Through the reviews I published at that time in the weekly, I met the owner of Stubovi Kulture, Predrag Marković, who liked the manuscript of my novella Deception of God, and he published it as a novel. I returned to Belgrade, continued and completed my studies, and published books. Although I replaced my earlier rock-journalistic acquaintances with literary ones to a large extent, I was not yet in a position to break free from journalism. I helped with editing culture at Blic, Blic News, and Dnevni Telegraf, where I was employed when Slavko Ćuruvija was liquidated.
The divorce
When Milošević was toppled, I followed my wife, who received a scholarship for a doctorate in Barcelona. I, too, enrolled at the Autonomous University for a master's degree in World Literature, not to complete it, but to learn literary Spanish. My wife and I had too many problems for this not to affect our marriage abroad. Even after the divorce, we remained friends and support each other to this day. Meanwhile, I – still talking about Barcelona – moved to a separate apartment. I excelled in the master's program in the Construction of Dramatic Texts module, which was enough for the Theatre Institute to offer me a year of work, and my play was performed in their production. I wrote the play in Spanish, but that doesn't mean I could write a novel in it. Theatrical texts accept the language that can be heard on the street, while prose requires a much finer filter. The play Nomads was performed in 2004 in Catalan, and a few years later, under a different title, in Serbian. Based on the title of the first play, a collection of my plays was published last year. There's been no place for my plays in Serbian theatres for ten years; they say they are too dark.

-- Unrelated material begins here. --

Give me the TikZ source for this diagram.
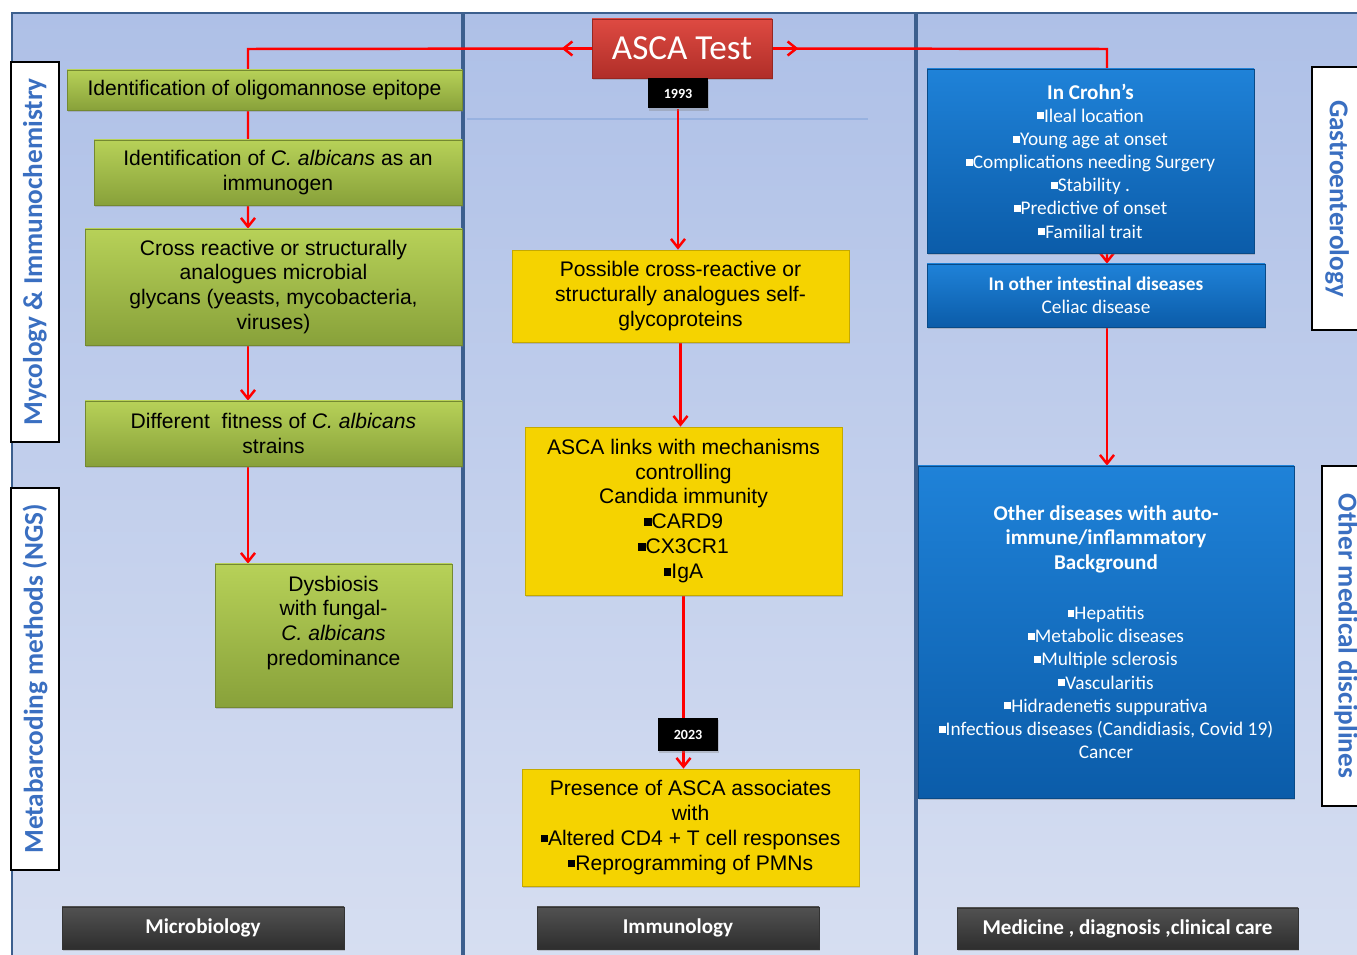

In addition to Spanish, I learned Catalan in Barcelona and delved into the atrocities of the local civil war from 1936-1939, which have been simplified and tendentiously interpreted here. It became my obsessive theme and, alongside Jasenovac, the centrepiece of my best-known novel Remains of the World.
When I wanted to dedicate myself to writing, I looked after the apartment of a former friend in Port Bou, a town on the border of Spain and France. German philosopher Walter Benjamin committed suicide there because the local police didn't want to let him sail to the USA across Spanish territory and intended to return him to Vichy France, where, as a Jew, he wouldn't have fared well. I doubt that there is another place so marked by one philosopher that even the residents who don't read know something about him. Port Bou brought me that experience, as well as several prose preserves.
The final word
Belgrade is the only city I have returned to twice, spending half my life there. After returning in 2006, I tried my hand at journalism again, this time as the deputy editor of the Europa weekly, founded by my late friend Dušan Veličković. However, that job, as well as the editorial work I did in his publishing house Aleksandrija Press and a similarly named magazine, or in Laguna, transplanted my blood into others' manuscripts and texts. Only since I dedicated myself to writing have the reactions of the professional circles towards my books become much better, and perhaps they are more mature than the earlier ones. But Belgrade is not the only city I return to; Barcelona is also one of them. Yet, writing and returning between these two cities bring me the most joy. In mature years, a person commits a great sin against themselves if they do not arrange their further moves according to what pleases them the most.